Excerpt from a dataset
= = = = = = =
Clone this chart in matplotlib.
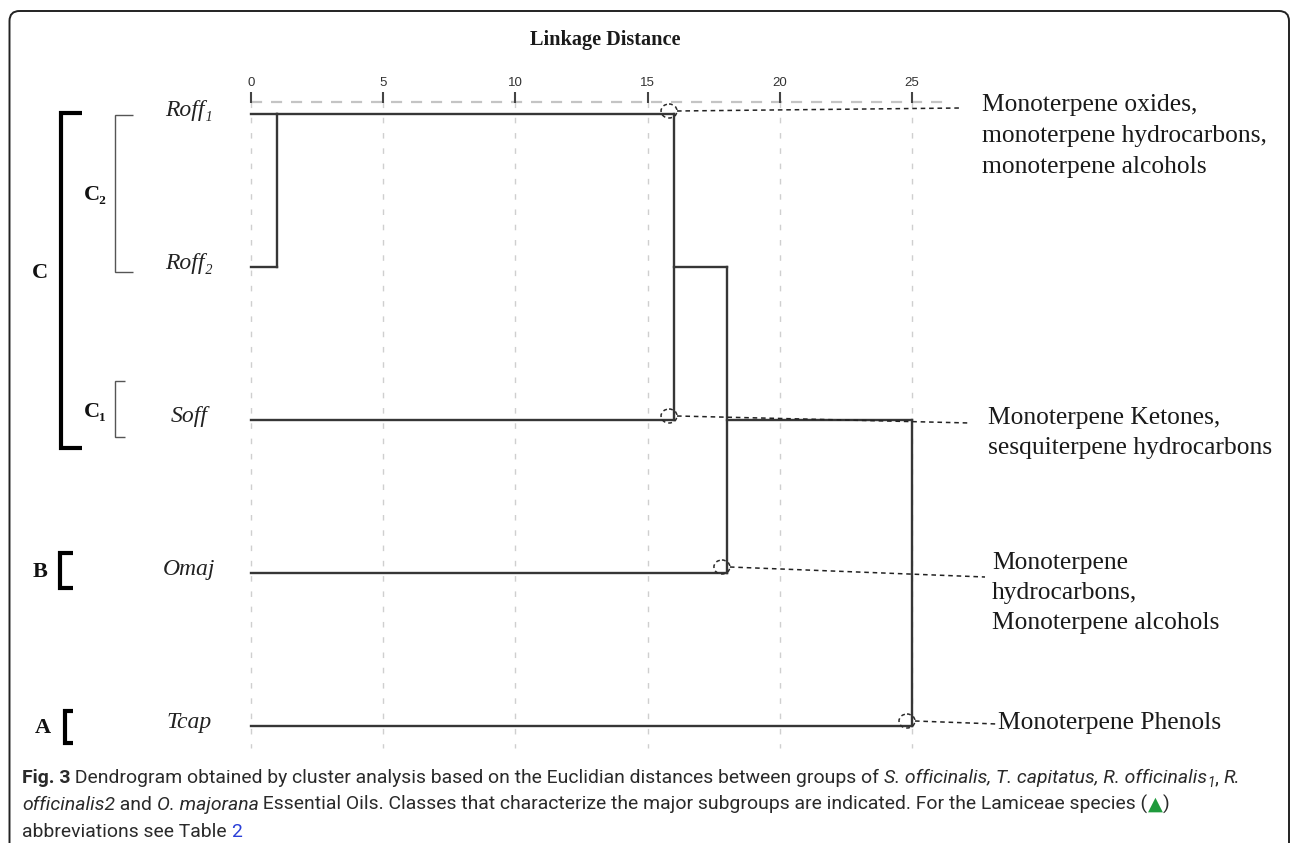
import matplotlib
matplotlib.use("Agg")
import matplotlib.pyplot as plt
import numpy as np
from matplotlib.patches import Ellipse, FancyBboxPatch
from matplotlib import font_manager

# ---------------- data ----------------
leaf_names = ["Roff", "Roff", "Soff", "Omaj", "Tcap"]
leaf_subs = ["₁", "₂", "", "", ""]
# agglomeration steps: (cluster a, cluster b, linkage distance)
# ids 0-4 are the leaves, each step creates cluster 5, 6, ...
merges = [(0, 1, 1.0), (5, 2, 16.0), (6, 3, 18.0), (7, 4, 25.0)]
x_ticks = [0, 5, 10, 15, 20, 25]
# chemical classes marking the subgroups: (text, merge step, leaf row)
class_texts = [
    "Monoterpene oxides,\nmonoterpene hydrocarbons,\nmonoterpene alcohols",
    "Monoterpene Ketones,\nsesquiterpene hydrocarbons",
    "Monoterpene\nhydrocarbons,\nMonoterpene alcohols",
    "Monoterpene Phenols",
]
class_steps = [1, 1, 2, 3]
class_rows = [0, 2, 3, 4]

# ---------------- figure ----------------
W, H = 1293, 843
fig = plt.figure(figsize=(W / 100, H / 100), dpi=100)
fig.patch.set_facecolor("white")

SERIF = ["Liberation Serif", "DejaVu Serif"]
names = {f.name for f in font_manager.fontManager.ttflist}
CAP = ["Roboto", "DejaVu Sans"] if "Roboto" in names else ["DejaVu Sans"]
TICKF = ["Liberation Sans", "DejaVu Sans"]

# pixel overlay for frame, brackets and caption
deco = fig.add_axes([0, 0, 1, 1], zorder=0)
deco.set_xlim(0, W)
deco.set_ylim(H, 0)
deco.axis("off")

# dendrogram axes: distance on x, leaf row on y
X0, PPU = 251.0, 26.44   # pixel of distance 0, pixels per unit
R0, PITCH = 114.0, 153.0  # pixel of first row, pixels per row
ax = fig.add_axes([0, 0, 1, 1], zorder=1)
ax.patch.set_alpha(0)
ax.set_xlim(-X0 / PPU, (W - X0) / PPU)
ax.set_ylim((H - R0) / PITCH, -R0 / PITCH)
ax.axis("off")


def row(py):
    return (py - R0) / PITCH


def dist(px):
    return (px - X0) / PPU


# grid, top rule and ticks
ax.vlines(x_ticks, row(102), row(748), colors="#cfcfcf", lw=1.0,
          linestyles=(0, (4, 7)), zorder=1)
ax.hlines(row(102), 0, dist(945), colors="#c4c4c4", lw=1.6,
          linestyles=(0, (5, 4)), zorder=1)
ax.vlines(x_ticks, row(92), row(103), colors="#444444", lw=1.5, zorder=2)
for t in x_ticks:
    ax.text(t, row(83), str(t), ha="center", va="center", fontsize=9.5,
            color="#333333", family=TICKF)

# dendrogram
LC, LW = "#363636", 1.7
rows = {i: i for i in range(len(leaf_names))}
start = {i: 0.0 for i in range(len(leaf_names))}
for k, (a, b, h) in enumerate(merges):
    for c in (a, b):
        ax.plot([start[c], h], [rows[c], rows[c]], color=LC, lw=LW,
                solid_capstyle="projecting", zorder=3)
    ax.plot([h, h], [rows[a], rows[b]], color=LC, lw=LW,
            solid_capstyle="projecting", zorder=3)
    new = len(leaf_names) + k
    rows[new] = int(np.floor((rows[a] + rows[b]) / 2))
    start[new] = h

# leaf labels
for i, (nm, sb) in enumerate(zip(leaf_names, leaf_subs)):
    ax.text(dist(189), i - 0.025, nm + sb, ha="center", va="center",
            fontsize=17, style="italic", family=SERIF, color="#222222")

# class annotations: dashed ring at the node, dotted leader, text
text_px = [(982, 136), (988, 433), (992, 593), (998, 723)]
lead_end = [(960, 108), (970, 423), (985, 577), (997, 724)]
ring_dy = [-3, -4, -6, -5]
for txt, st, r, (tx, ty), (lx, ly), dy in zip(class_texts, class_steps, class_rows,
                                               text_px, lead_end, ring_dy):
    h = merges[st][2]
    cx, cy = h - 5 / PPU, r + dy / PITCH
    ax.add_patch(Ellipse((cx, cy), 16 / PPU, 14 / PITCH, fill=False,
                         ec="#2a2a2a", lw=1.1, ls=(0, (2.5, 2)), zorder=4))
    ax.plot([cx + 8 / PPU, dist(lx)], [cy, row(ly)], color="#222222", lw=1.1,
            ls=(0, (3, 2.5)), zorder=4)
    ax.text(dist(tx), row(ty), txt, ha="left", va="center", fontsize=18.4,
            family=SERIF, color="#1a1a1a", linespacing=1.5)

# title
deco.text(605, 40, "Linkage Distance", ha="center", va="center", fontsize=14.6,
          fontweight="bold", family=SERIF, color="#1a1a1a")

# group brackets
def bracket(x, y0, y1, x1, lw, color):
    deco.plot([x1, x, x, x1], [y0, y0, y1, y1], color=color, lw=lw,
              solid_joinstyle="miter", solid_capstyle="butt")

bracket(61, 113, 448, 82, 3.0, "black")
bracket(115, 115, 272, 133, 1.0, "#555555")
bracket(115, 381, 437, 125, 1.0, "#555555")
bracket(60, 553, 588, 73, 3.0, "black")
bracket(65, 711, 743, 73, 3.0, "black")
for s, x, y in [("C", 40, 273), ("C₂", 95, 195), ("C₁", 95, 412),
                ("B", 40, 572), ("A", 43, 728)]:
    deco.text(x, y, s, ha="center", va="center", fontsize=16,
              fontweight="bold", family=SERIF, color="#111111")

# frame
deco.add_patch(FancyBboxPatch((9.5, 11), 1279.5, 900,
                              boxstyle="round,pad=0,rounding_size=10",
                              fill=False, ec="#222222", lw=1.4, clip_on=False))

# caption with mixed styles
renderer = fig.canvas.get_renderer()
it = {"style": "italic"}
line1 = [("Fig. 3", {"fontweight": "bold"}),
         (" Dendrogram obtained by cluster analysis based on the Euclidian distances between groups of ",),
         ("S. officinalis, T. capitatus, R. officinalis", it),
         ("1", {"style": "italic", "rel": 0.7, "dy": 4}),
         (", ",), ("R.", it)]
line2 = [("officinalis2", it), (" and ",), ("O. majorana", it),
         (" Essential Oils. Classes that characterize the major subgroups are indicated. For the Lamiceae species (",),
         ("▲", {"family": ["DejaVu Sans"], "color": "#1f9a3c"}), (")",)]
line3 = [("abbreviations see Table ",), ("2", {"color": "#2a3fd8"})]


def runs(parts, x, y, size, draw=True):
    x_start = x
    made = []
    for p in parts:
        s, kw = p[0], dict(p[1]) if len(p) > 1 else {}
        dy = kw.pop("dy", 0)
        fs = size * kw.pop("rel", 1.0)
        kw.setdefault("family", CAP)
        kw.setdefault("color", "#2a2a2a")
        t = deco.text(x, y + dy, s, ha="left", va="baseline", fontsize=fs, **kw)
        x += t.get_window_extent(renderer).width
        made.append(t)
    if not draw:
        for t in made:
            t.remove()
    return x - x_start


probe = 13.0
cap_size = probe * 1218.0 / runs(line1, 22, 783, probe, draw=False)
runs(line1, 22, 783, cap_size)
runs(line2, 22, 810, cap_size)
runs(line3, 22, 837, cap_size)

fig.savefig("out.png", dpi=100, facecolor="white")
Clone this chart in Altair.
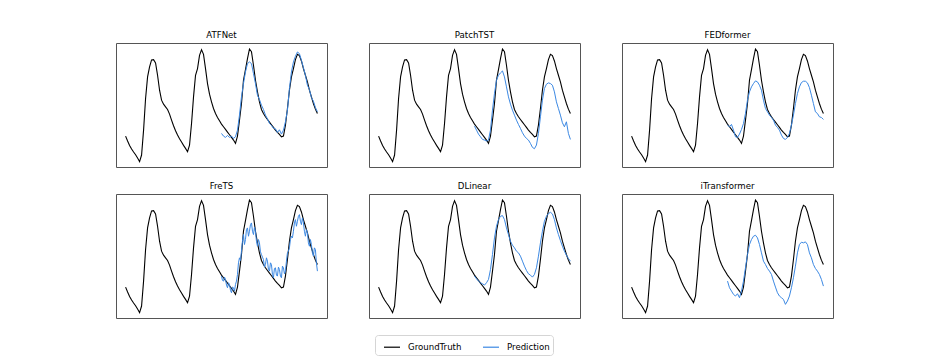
= = = = = = =
* **WHAT YOU NEED TO DO**
Which lines in the data above contain "chart"? Show each one.

* **OUTPUT FOR THIS TASK**
Clone this chart in matplotlib.
Clone this chart in Altair.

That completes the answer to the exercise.